Voyages au bout de la nuit à un train d’enfer

«Si les vidéos conçues par Johnny Ranger créent une atmosphère onirique pour les scènes plus fantastiques, les projections me sont d’abord apparues comme des distractions, surtout lorsqu’elles sont trop illustratives.»
Photo: Suzanne O'Neill «Si les vidéos conçues par Johnny Ranger créent une atmosphère onirique pour les scènes plus fantastiques, les projections me sont d’abord apparues comme des distractions, surtout lorsqu’elles sont trop illustratives.»

Pour des monologues qui s’appuient sur la seule force de la narration, les pièces de Mark O’Rowe déroulent d’hallucinantes odyssées urbaines. Poétique et grand-guignolesque, entrelaçant le trivial à la grandeur des mythes, la violence à l’humour, Terminus va encore plus loin que les précédents opus diffusés à La Licorne. Tête première et Howie le Rookie comportaient déjà, dans leur épique narration, un caractère un peu surréel. Mais l’auteur irlandais le pousse ici jusqu’à faire éclater complètement le réalisme : les trois histoires à dormir debout qu’il entrecroise nous transportent des rues de Dublin aux abîmes de l’enfer. La pièce est hantée par des images très cathos de damnation, mais aussi de rédemption et d’absolu.

Nuit infernale

 

Lors d’une nuit infernale, trois êtres esseulés sont entraînés au bout d’eux-mêmes à la suite d’une décision impulsive. Une enseignante, bénévole dans un centre d’écoute, tente d’aider une ancienne étudiante. Une jeune femme trahie par des amis trouve l’amour dans des circonstances inimaginables. Et un homme vend son âme au diable afin de surmonter son extrême timidité avec la gent féminine. Trois récits qui finissent bien sûr par se rejoindre.

Pour une troisième fois, Olivier Choinière se frotte à une langue dont il parvient à évoquer la rythmique parfois rimée, où il réussit à marier crudité et lyrisme (ah, la beauté de cette scène où l’une des protagonistes qui va vers sa mort voit remonter tous ses souvenirs…).
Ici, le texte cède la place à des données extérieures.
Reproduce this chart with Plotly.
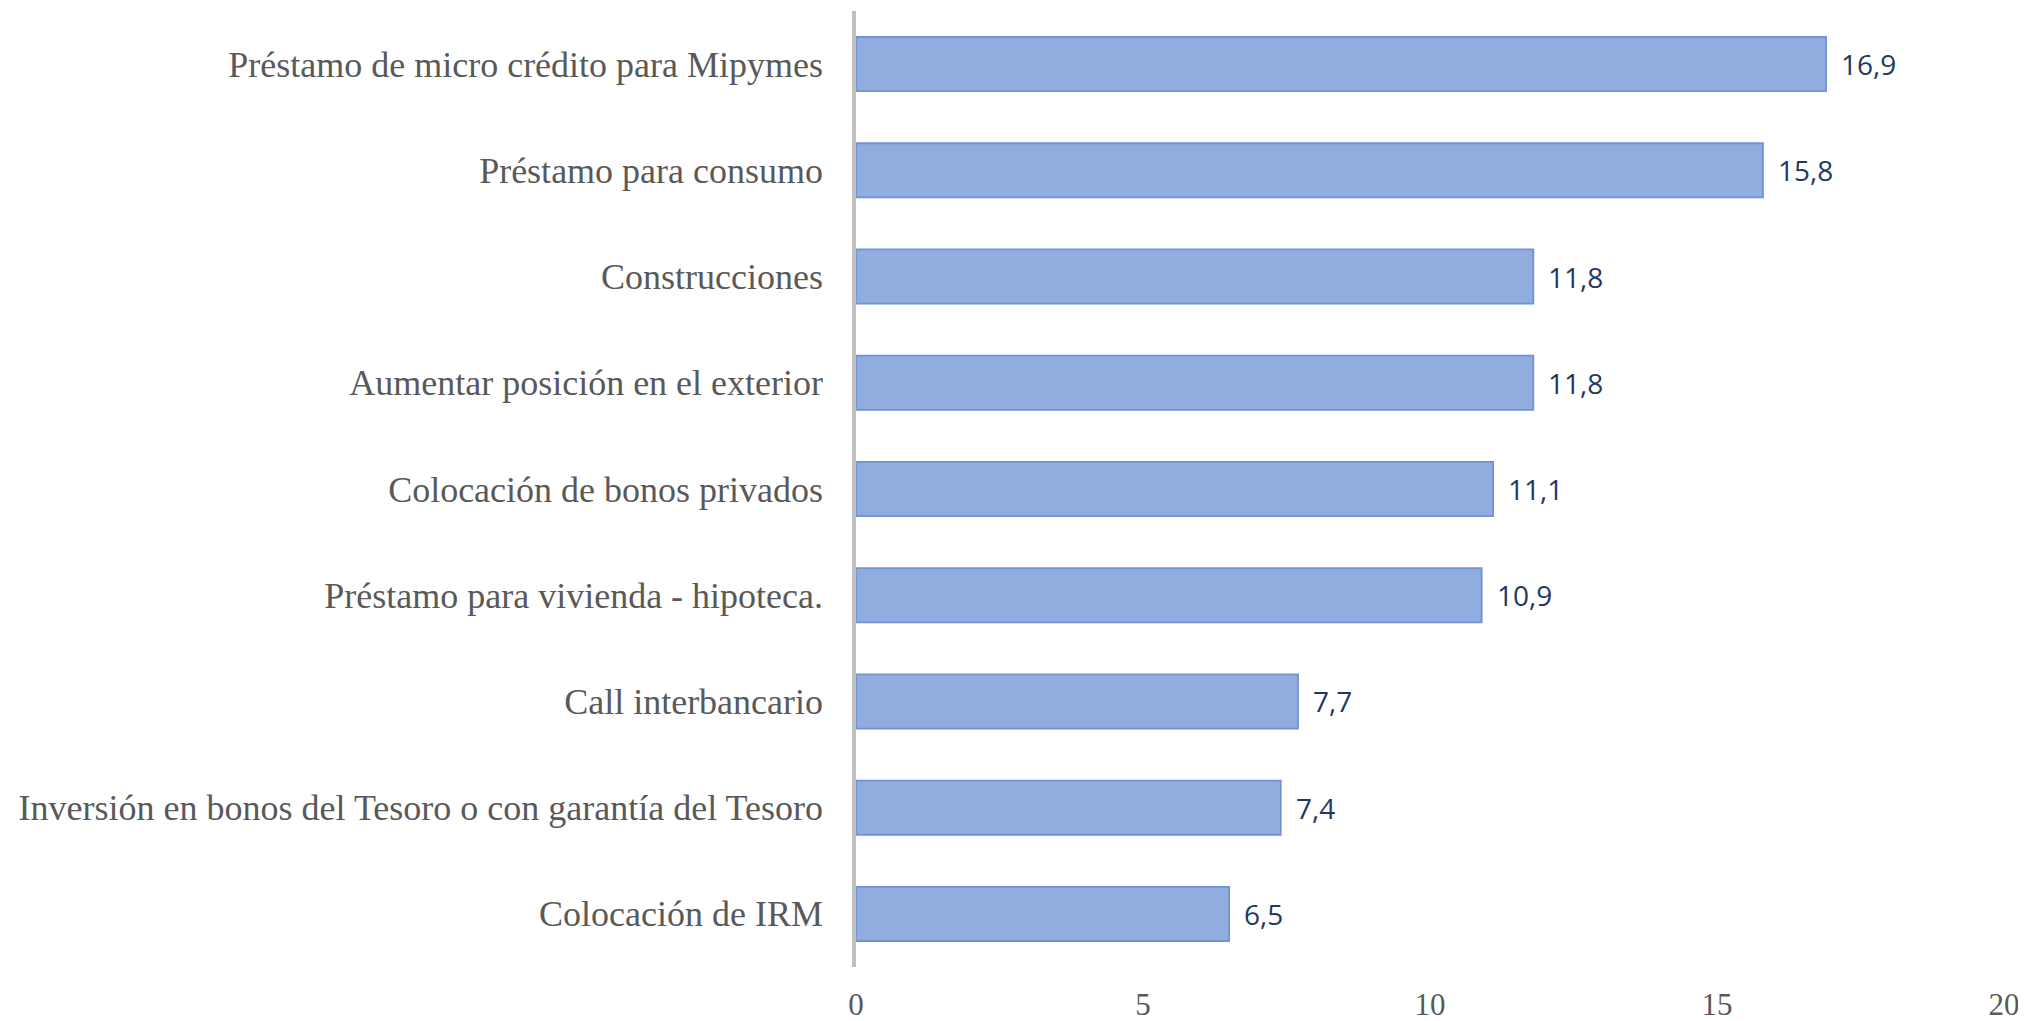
import plotly.graph_objects as go

categories = [
    "Préstamo de micro crédito para Mipymes",
    "Préstamo para consumo",
    "Construcciones",
    "Aumentar posición en el exterior",
    "Colocación de bonos privados",
    "Préstamo para vivienda - hipoteca.",
    "Call interbancario",
    "Inversión en bonos del Tesoro o con garantía del Tesoro",
    "Colocación de IRM",
]
values = [16.9, 15.8, 11.8, 11.8, 11.1, 10.9, 7.7, 7.4, 6.5]
x_ticks = [0, 5, 10, 15, 20]

labels = [f"{v:.1f}".replace(".", ",") for v in values]

fig = go.Figure()
fig.add_trace(go.Bar(
    x=values,
    y=categories,
    orientation="h",
    width=0.51,
    marker=dict(color="#91ACDE", line=dict(color="#6F93D4", width=1.8)),
    hoverinfo="skip",
))

for c, v, t in zip(categories, values, labels):
    fig.add_annotation(
        x=v, y=c, text=t, showarrow=False,
        xanchor="left", yanchor="middle", xshift=13,
        font=dict(family="Open Sans", size=28, color="#1F3864"),
    )

# page body has an 8px default margin, so the figure is sized to fit inside it
fig.update_layout(
    width=2018, height=1013,
    margin=dict(l=848, r=22, t=3, b=54),
    plot_bgcolor="white", paper_bgcolor="white",
    showlegend=False,
)
fig.update_xaxes(
    range=[0, 20], tickvals=x_ticks, ticktext=[str(t) for t in x_ticks],
    showgrid=False, zeroline=False, showline=False, automargin=False,
    ticks="outside", ticklen=10, tickcolor="rgba(0,0,0,0)",
    tickfont=dict(family="Liberation Serif", size=31, color="#595959"),
)
fig.update_yaxes(
    autorange="reversed", automargin=False,
    showgrid=False, zeroline=False,
    showline=True, linecolor="#BFBFBF", linewidth=3.5,
    ticks="outside", ticklen=22, tickcolor="rgba(0,0,0,0)",
    tickfont=dict(family="Liberation Serif", size=36, color="#595959"),
)

fig.write_html("out.html")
Un art de la narration qui s’accompagne ici d’une enveloppe visuelle soignée. Michel Monty a imaginé son spectacle comme « un roman graphique et sonore », explique-t-il dans son mot de metteur en scène.

Ludisme en valeur

 

Sa production met en valeur le ludisme contenu dans le texte. Mais si les vidéos conçues par Johnny Ranger créent une atmosphère onirique pour les scènes plus fantastiques, les projections me sont d’abord apparues comme des distractions, surtout lorsqu’elles sont trop illustratives. Par exemple, quand elles montrent un personnage que notre imagination, grâce à la description d’O’Rowe, avait visualisé encore plus effrayant. Difficile de rivaliser avec la puissance d’évocation du dramaturge…

On a d’autant plus l’impression que ce n’est pas nécessaire, vu la force des interprètes que Monty a choisis. Si Martine Francke, pourtant très juste, semble un peu plus effacée — peut-être parce que son personnage est confronté à un destin moins excessif —, ses deux partenaires portent leur récit plus grand que nature avec l’assurance et l’exultation de véritables bêtes de scène. Mani Soleymanlou et la fabuleuse Alice Pascual sont d’une présence captivante. Le théâtre de Mark O’Rowe appartient d’abord aux interprètes.

Terminus

Texte : Mark O’Rowe. Traduction : Olivier Choinière. Mise en scène : Michel Monty. À La Licorne, jusqu’au 29 octobre.